O tratamento para este meu problema é extremamente violento e tem uma série de efeitos secundários que fazem com que os médicos analisem cautelosamente cada caso antes de o proporem aos pacientes: complicações cardíacas, renais, anemias, queda de cabelo, perda de peso, vómitos, dores em todo o corpo, febre... Pode ser bastante incapacitante e mesmo assim não há garantias de cura.
Por isso mesmo, e tendo em conta a minha situação actual, que é estável, não estava a contar ter de o fazer tão cedo. Esperava continuar a ser vigiada de perto, a estar atenta aos alertas do meu organismo, para detectar precocemente alguma alteração; esperava aguentar mais uns anos assim, adiar o sofrimento para mais tarde, quando já tivesse integrado melhor todo este rebuliço de emoções em que se transformou a minha vida. Mas na quinta-feira, quando fui a mais uma consulta, foi-me proposto começar o tratamento já.
Em reunião de equipa, quase todos os especialistas da área acharam que o melhor seria eu ser submetida agora ao tratamento. A minha idade e o facto de a doença não estar ainda numa fase muito avançada foram os argumentos apontados para sustentar esta posição, uma vez que são dois preditores do sucesso da intervenção.
Não estava preparada para isto, não estava mesmo. Mas decidi que vou seguir a opinião dos médicos. Não vou começar imediatamente, porque no mês que vem vou precisar de prestar apoio à minha mãe, que vai ser operada, mas assim que ela se reestabelecer, provavelmente ainda antes do Natal, irei dar início àquela que será a maior batalha da minha vida até ao momento.

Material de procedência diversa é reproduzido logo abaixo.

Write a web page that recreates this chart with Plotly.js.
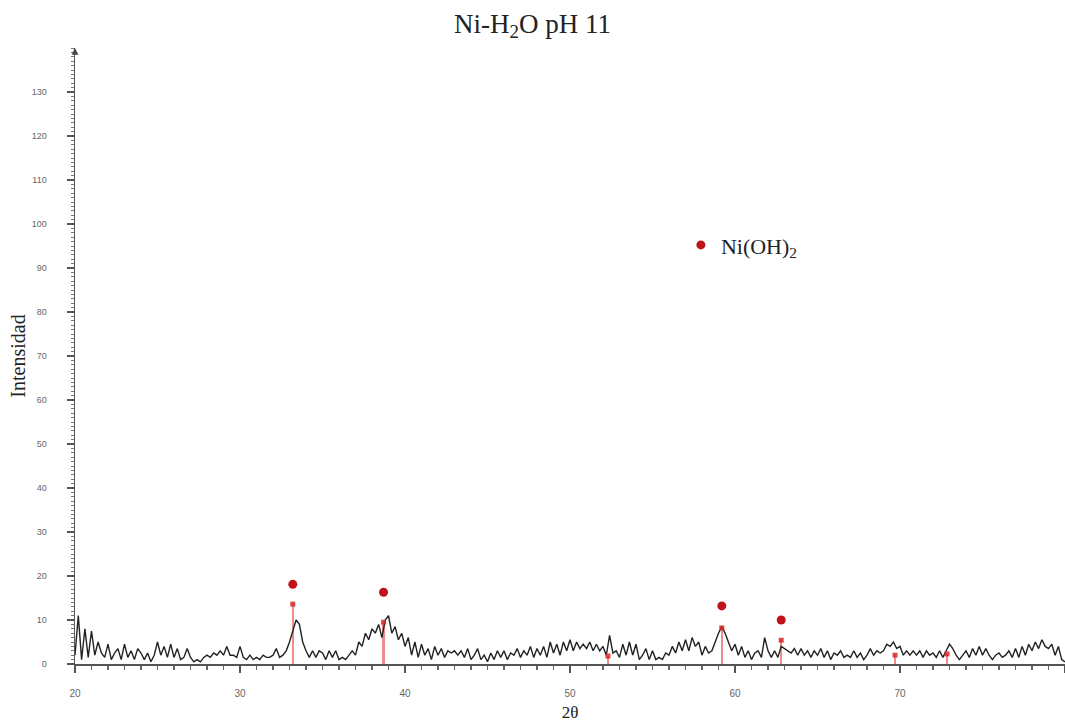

Se estou assustada? Muito! Quanto mais leio sobre a medicação que me vão administrar, mais medo tenho, mas quero lutar com todas as minhas forças, não quero que seja a doença a mandar em mim, a decidir se vai ou não destruir-me. Eu quero antecipar-me, quero ser a primeira a tentar derrotá-la. E se não o conseguir, pelo menos saberei que fiz tudo o que estava ao meu alcance, que não cruzei os braços.
Daqui a um ano, quando os U2 vierem a Portugal, não sei como estarei. Não sei como vou reagir ao veneno com que me vão medicar, não sei quais daqueles efeitos secundários me irão afectar. Daqui a um ano talvez não tenha sequer forças para continuar a trabalhar, talvez esteja demasiado debilitada para conseguir sair de casa... Por isso não posso comprar bilhetes para concertos, nem planear viagens. O único projecto que me posso permitir ter neste momento, é o de vencer esta doença.

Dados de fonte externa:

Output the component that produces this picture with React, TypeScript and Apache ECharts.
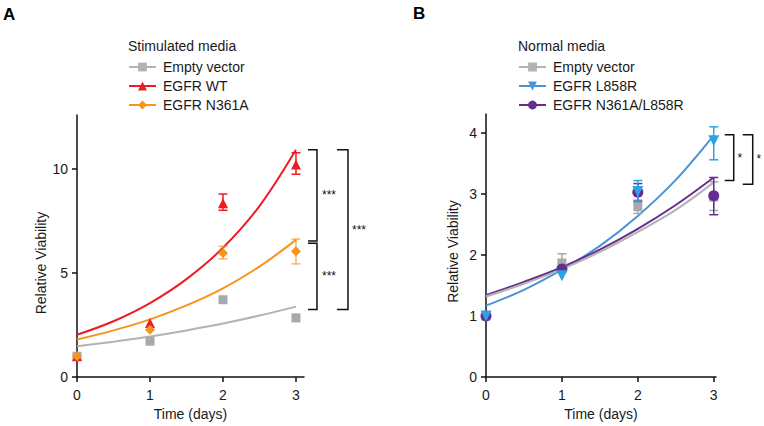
import React, { useEffect, useRef } from "react";
import * as echarts from "echarts";

const FONT = "'Liberation Sans', Arial, Helvetica, sans-serif";

// Time points (days) for the measured means and for the fitted growth curves
const days = [0, 1, 2, 3];
const fitDays = [0, 0.5, 1, 1.5, 2, 2.5, 3];

// ---- Panel A: stimulated media ----
const aEmptyMean = [1.0, 1.72, 3.71, 2.84];
const aWtMean = [1.0, 2.6, 8.34, 10.2];
const aWtLow = [null, null, 8.0, 9.73];
const aWtHigh = [null, null, 8.78, 10.76];
const aN361aMean = [1.0, 2.27, 5.95, 6.03];
const aN361aLow = [null, null, 5.67, 5.43];
const aN361aHigh = [null, null, 6.27, 6.62];

const aEmptyFit = [1.48, 1.7, 1.95, 2.24, 2.57, 2.95, 3.38];
const aWtFit = [2.03, 2.68, 3.55, 4.7, 6.2, 8.2, 10.9];
const aN361aFit = [1.8, 2.24, 2.77, 3.44, 4.26, 5.3, 6.58];

// ---- Panel B: normal media ----
const bEmptyMean = [1.0, 1.87, 2.79, 2.95];
const bEmptyLow = [null, 1.72, 2.68, 2.73];
const bEmptyHigh = [null, 2.02, 2.9, 3.2];
const bL858rMean = [1.0, 1.66, 3.04, 3.87];
const bL858rLow = [null, null, 2.87, 3.56];
const bL858rHigh = [null, null, 3.22, 4.1];
const bDoubleMean = [1.0, 1.77, 3.03, 2.97];
const bDoubleLow = [null, null, 2.88, 2.66];
const bDoubleHigh = [null, null, 3.17, 3.27];

const bEmptyFit = [1.32, 1.53, 1.77, 2.05, 2.38, 2.74, 3.19];
const bL858rFit = [1.17, 1.43, 1.76, 2.15, 2.64, 3.23, 3.96];
const bDoubleFit = [1.34, 1.56, 1.8, 2.09, 2.43, 2.82, 3.27];

// Axis ticks
const aYTicks = [0, 5, 10];
const bYTicks = [0, 1, 2, 3, 4];
const xTicks = [0, 1, 2, 3];

// Legend entries
const aLegendTitle = "Stimulated media";
const bLegendTitle = "Normal media";
const aNames = ["Empty vector", "EGFR WT", "EGFR N361A"];
const bNames = ["Empty vector", "EGFR L858R", "EGFR N361A/L858R"];

// Significance brackets: [upper value, lower value] at day 3
const aBrackets = [
  { top: 10.9, bottom: 6.53, dx0: 12, dx1: 21, label: "***", labelDx: 33 },
  { top: 6.42, bottom: 3.24, dx0: 12, dx1: 21, label: "***", labelDx: 33 },
  { top: 10.9, bottom: 3.24, dx0: 41, dx1: 52, label: "***", labelDx: 63 },
];
const bBrackets = [
  { top: 3.97, bottom: 3.22, dx0: 11, dx1: 20, label: "*", labelDx: 26 },
  { top: 3.97, bottom: 3.16, dx0: 29, dx1: 39, label: "*", labelDx: 45 },
];

const GRAY = "#a7a9ac";
const GRAY_LINE = "#b3b3b3";
const RED = "#ed1c24";
const ORANGE = "#f7941d";
const BLUE = "#2ea3e3";
const BLUE_LINE = "#4a93d6";
const PURPLE = "#662d91";

const DOWN_TRIANGLE = "path://M0,0 L10,0 L5,9 Z";

const pairs = (xs: number[], ys: number[]) => xs.map((x, i) => [x, ys[i]]);

const errorRows = (low: (number | null)[], high: (number | null)[]) =>
  days
    .map((d, i) => (low[i] == null || high[i] == null ? null : [d, low[i], high[i]]))
    .filter((r) => r !== null) as number[][];

function fitSeries(name: string, idx: number, fit: number[], color: string, symbol: string, size: number) {
  return {
    type: "line",
    name,
    xAxisIndex: idx,
    yAxisIndex: idx,
    data: pairs(fitDays, fit),
    smooth: 0.35,
    showSymbol: false,
    symbol,
    symbolSize: size,
    itemStyle: { color },
    lineStyle: { color, width: 2 },
    silent: true,
    z: 2,
  };
}

function pointSeries(name: string, idx: number, mean: number[], color: string, symbol: string, size: number, z: number) {
  return {
    type: "scatter",
    name,
    xAxisIndex: idx,
    yAxisIndex: idx,
    data: pairs(days, mean),
    symbol,
    symbolSize: size,
    itemStyle: { color, opacity: 1 },
    silent: true,
    z,
  };
}

function errorSeries(name: string, idx: number, rows: number[][], color: string, opacity: number, z: number) {
  return {
    type: "custom",
    name,
    xAxisIndex: idx,
    yAxisIndex: idx,
    data: rows,
    encode: { x: 0, y: [1, 2] },
    silent: true,
    z,
    renderItem: (_params: any, api: any) => {
      const x = api.value(0);
      const top = api.coord([x, api.value(2)]);
      const bot = api.coord([x, api.value(1)]);
      const half = 4.5;
      const style = { stroke: color, lineWidth: 1.5, opacity };
      return {
        type: "group",
        children: [
          { type: "line", shape: { x1: top[0], y1: top[1], x2: bot[0], y2: bot[1] }, style },
          { type: "line", shape: { x1: top[0] - half, y1: top[1], x2: top[0] + half, y2: top[1] }, style },
          { type: "line", shape: { x1: bot[0] - half, y1: bot[1], x2: bot[0] + half, y2: bot[1] }, style },
        ],
      };
    },
  };
}

const axisCommon = {
  axisLine: { show: true, onZero: false, lineStyle: { color: "#111", width: 1.5 } },
  axisTick: { show: true, inside: false, length: 5, lineStyle: { color: "#111", width: 1.5 } },
  splitLine: { show: false },
};

function xAxis(idx: number, max: number) {
  return {
    type: "value",
    gridIndex: idx,
    min: 0,
    max,
    ...axisCommon,
    axisTick: { ...axisCommon.axisTick, customValues: xTicks },
    axisLabel: { customValues: xTicks, fontSize: 14, color: "#1a1a1a", fontFamily: FONT, margin: 11 },
    name: "Time (days)",
    nameLocation: "middle",
    nameGap: 24,
    nameTextStyle: { fontSize: 14, color: "#1a1a1a", fontFamily: FONT },
  };
}

function yAxis(idx: number, max: number, ticks: number[], gap: number, shift: number) {
  return {
    type: "value",
    gridIndex: idx,
    min: 0,
    max,
    ...axisCommon,
    axisTick: { ...axisCommon.axisTick, customValues: ticks },
    axisLabel: { customValues: ticks, fontSize: 14, color: "#1a1a1a", fontFamily: FONT, margin: 9 },
    name: "Relative Viability",
    nameLocation: "middle",
    nameGap: gap,
    nameTextStyle: { fontSize: 14, color: "#1a1a1a", fontFamily: FONT, padding: [0, shift, 0, 0] },
  };
}

function legend(left: number, names: string[]) {
  return {
    orient: "vertical",
    left,
    top: 60,
    padding: 0,
    itemWidth: 27,
    itemHeight: 11,
    itemGap: 5,
    selectedMode: false,
    data: names,
    textStyle: { fontSize: 14, color: "#1a1a1a", fontFamily: FONT, padding: [0, 0, 0, 2] },
  };
}

export default function App() {
  const ref = useRef<HTMLDivElement>(null);

  useEffect(() => {
    if (!ref.current) return;
    const chart = echarts.init(ref.current, undefined, { renderer: "svg" });

    chart.setOption({
      animation: false,
      backgroundColor: "#ffffff",
      grid: [
        { left: 77, top: 115, width: 227, bottom: 45 },
        { left: 486, top: 114, width: 230, bottom: 45 },
      ],
      xAxis: [xAxis(0, 3.11), xAxis(1, 3.03)],
      yAxis: [yAxis(0, 12.57, aYTicks, 29, 34), yAxis(1, 4.31, bYTicks, 26, 12)],
      legend: [legend(128, aNames), legend(518, bNames)],
      series: [
        // Panel A
        fitSeries(aNames[0], 0, aEmptyFit, GRAY_LINE, "rect", 9),
        fitSeries(aNames[1], 0, aWtFit, RED, "triangle", 10),
        fitSeries(aNames[2], 0, aN361aFit, ORANGE, "diamond", 10),
        pointSeries(aNames[0], 0, aEmptyMean, GRAY, "rect", 9, 3),
        errorSeries(aNames[1], 0, errorRows(aWtLow, aWtHigh), RED, 1, 4),
        pointSeries(aNames[1], 0, aWtMean, RED, "triangle", 10, 4),
        errorSeries(aNames[2], 0, errorRows(aN361aLow, aN361aHigh), ORANGE, 0.7, 5),
        pointSeries(aNames[2], 0, aN361aMean, ORANGE, "diamond", 10, 5),
        // Panel B
        fitSeries(bNames[1], 1, bL858rFit, BLUE_LINE, DOWN_TRIANGLE, 10),
        fitSeries(bNames[2], 1, bDoubleFit, PURPLE, "circle", 10),
        fitSeries(bNames[0] + " ", 1, bEmptyFit, GRAY_LINE, "rect", 9),
        errorSeries(bNames[0] + " ", 1, errorRows(bEmptyLow, bEmptyHigh), GRAY, 1, 3),
        pointSeries(bNames[0] + " ", 1, bEmptyMean, GRAY, "rect", 9, 3),
        errorSeries(bNames[2], 1, errorRows(bDoubleLow, bDoubleHigh), PURPLE, 1, 4),
        pointSeries(bNames[2], 1, bDoubleMean, PURPLE, "circle", 11, 4),
        errorSeries(bNames[1], 1, errorRows(bL858rLow, bL858rHigh), BLUE, 1, 5),
        pointSeries(bNames[1], 1, bL858rMean, BLUE, DOWN_TRIANGLE, 11, 5),
      ],
    });

    // Brackets are placed from data values at day 3, offset to the right of the last point
    const bracketGraphics = (grid: number, specs: typeof aBrackets) =>
      specs.flatMap((s) => {
        const pTop = chart.convertToPixel({ gridIndex: grid }, [3, s.top]) as number[];
        const pBot = chart.convertToPixel({ gridIndex: grid }, [3, s.bottom]) as number[];
        const x0 = pTop[0] + s.dx0;
        const x1 = pTop[0] + s.dx1;
        return [
          {
            type: "polyline",
            shape: { points: [[x0, pTop[1]], [x1, pTop[1]], [x1, pBot[1]], [x0, pBot[1]]] },
            style: { stroke: "#111", lineWidth: 1.5, fill: null },
          },
          {
            type: "text",
            x: pTop[0] + s.labelDx,
            y: (pTop[1] + pBot[1]) / 2,
            style: {
              text: s.label,
              font: `12px ${FONT}`,
              fill: "#111",
              align: "center",
              verticalAlign: "middle",
            },
          },
        ];
      });

    chart.setOption({
      graphic: [
        { type: "text", x: 3, y: 14, style: { text: "A", font: `bold 17px ${FONT}`, fill: "#000", verticalAlign: "middle" } },
        { type: "text", x: 413, y: 13, style: { text: "B", font: `bold 17px ${FONT}`, fill: "#000", verticalAlign: "middle" } },
        { type: "text", x: 128, y: 46, style: { text: aLegendTitle, font: `14px ${FONT}`, fill: "#1a1a1a", verticalAlign: "middle" } },
        { type: "text", x: 518, y: 46, style: { text: bLegendTitle, font: `14px ${FONT}`, fill: "#1a1a1a", verticalAlign: "middle" } },
        ...bracketGraphics(0, aBrackets),
        ...bracketGraphics(1, bBrackets),
      ],
    });

    return () => chart.dispose();
  }, []);

  return <div ref={ref} style={{ position: "fixed", left: 0, top: 0, width: 764, height: 426 }} />;
}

E se em 2010, quando os U2 entrarem em palco luso, eu continuar a fazer o tratamento, por muito mal que eu esteja, isso por si só já será uma vitória. Mas acredito que terei outras, acredito que vou conseguir mesmo ficar curada e que depois do sofrimento se vão seguir muitas alegrias. Tenho esperança de que isto não seja em vão.